Let me show you how it works:

  1. A female, POC and/or LGBTQ politician/leader is appointed in your area. This is cause for celebration, because
  2. while you aren’t sexist, racist or homophobic, you’re all too aware of the fact that other people – and, more specifically, The System – are frequently biased in those directions, making it harder for such candidates to be accepted regardless of their qualifications. Certainly, this new person is a definite a minority among their high-powered brethren, which suggests that
  3. they must be exceptional in some way. Depending on the context, this specialness could be ascribed to any number of skills, passions or characteristics, but the most important thing is that
  4. despite their gender, race and/or sexual orientation – or rather, despite the biases of less enlightened people who consider such things a handicap – the candidate has succeeded. But no matter how glad you are to see them installed, it’s important to remember that
  5. the candidate did not succeed because of their gender, race and/or sexual orientation. Regardless of whether quotas and/or tokenism are a relevant in this instance (which depends entirely on the individual circumstances), it’s generally seen to be the job of obnoxious, right-wing objectors to claim, sneeringly, that so-and-so was only let in because of their gender, race and or/ sexual orientation, this being a basic means of undermining such a candidate’s qualifications from the get-go. Nonetheless,
  6. it’s clear that their gender, race and/or sexual orientation is a relevant factor in terms of how they’ll be perceived in their role, no matter how irrelevant it might be to their actual portfolio. But even though these details only matter to you in terms of your being happy to see The System veer away from straight white male dominion,
  7. should an instance arise (as it inevitably will) where the candidate is in a position to act (or not) on left-wing issues – and particularly where, either accurately or not, you perceive those issues to overlap with their own gender, racial and/or sexual identity – your natural expectation is for them to Do The Right Thing. And as you’ve already acknowledged that the candidate is special,
  8. you’ve automatically set yourself up to hold them – albeit with the best of intentions – to a higher moral, social and political standard than their straight, white and/or male counterparts.

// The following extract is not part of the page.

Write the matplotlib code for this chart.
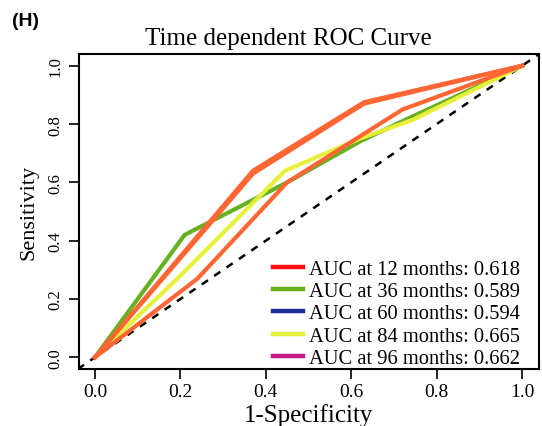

Even if you can acknowledge that people in positions of authority must, of necessity, compromise their own values in order to maintain alliances, get work done in the long term and keep their position within the party/organisation, all that hopefulness about seeing a female, POC and/or LGBTQ candidate in the arena can turn swiftly to feelings of betrayal should they compromise on the issues you care about,
  9. because they, of all possible candidates, should know better. But now they’ve gone and abused your trust; they’ve proved that they weren’t special after all – no better than their straight, white and/or male colleagues, really, and certainly worse in terms of causing you heartache, because of how they should have known better. And because you took their betrayal personally, rather than viewing it as a pragmatic (if irritating) function of their being a human in office, you can’t bear to support them any more. You’d feel like a hypocrite now, and anyway, keeping them in just to maintain diversity and at the expense of your principles would really be tokenism. And so you take the only remaining, logical course of action, and
  10. vote them out of office. It’s a shame they couldn’t live up to your expectations, but maybe the next woman, POC and/or LGBTQ candidate to come along will be different. After all, is it really so unreasonable to expect that your chosen leader be a flawless paragon of virtue?

Congratulations! You have now succeeded in holding minority candidates to such an unreasonably high standard on the basis of their gender, race and/or sexual orientation that you’ve effectively recreated the same type of discrimination you were so angry about in the first place. Wash, rinse and repeat, until society collapses or insomniac authors die from an overdose of facepalm.

This tutorial/rant brought to you by politics, the internet and human nature.